According to West Virginia business news outlet the State Journal, the union has been busing active and retired miners from across the eastern US coal states to demonstrate on January 29 with a march to the city’s federal building as well as outside of Peabody Energy headquarters.
“We will be there and I expect there will be some civil disobedience," UMWA president Cecil Roberts told WCHS Radio. “Including me.”
The UMWA did not make a public announcement of the move, but its motivation is known – the union is claiming Peabody shunned its obligations to miners and retirees and opposed the financial moves which were made by it as well as Arch Coal that allowed them to escape that responsibility.
Specifically, the union believes that Patriot Coal, which was spun off from Peabody in 2007, was set up as a spin-off company by Peabody and Arch and then allowed to waste away into bankruptcy, thus removing the burden of responsibility for employee obligations.
The group has fought against the Chapter 11 bankruptcy since it was filed by Patriot officials last July.
“What we have here is a company reneging on its promises,” Roberts told the Journal.
“We're not going to take it. We will fight for our members and their families in the courts, in the coalfields and in the streets of St Louis.
“Patriot and Peabody have a moral obligation to those who mined their coal."

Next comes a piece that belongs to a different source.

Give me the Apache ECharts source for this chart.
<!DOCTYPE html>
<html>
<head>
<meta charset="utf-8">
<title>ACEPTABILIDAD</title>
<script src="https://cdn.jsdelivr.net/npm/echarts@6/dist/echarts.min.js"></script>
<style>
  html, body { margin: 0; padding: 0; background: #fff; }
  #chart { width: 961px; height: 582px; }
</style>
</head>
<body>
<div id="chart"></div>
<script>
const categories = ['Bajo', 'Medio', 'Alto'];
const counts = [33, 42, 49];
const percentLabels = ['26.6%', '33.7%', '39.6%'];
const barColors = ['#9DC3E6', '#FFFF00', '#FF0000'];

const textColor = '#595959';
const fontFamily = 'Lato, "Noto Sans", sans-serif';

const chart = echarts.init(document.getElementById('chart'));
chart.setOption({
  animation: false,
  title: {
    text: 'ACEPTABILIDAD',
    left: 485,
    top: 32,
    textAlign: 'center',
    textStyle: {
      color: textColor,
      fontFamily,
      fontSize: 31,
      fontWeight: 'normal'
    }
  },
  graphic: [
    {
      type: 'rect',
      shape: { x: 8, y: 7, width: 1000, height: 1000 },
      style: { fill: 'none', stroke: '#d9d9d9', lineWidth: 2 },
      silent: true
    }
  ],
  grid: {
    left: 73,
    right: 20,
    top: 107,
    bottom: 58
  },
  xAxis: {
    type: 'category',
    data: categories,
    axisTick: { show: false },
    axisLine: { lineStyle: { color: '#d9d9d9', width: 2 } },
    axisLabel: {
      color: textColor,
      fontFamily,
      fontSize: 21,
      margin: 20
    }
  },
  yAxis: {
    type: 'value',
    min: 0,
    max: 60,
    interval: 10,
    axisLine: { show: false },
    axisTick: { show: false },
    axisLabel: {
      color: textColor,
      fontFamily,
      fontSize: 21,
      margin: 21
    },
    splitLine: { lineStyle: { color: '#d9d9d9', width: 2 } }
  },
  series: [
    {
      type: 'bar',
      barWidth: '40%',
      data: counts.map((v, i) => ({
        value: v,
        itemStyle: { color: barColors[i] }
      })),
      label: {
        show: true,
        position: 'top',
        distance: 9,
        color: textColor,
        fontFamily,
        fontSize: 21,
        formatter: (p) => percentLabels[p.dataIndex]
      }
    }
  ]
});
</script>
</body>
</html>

The UMWA leader also pointed out on a recent interview with West Virginia talk show MetroNews Talkline that many of those impacted by the situation did not ever work for troubled Patriot, but instead were retired from Peabody or Arch (Arch’s spin-off, Magnum Coal, was ultimately absorbed by Patriot).
“Now they're being told because some other company is going out of business they lose their benefits. That just can't be right,” he said.
A status hearing in the Patriot bankruptcy is also set for Tuesday at the St Louis federal building.
The proceedings were initially set for New York, where the documentation was filed in 2012. A change of venue was approved late last year to move the case to Peabody’s headquarters state of Missouri.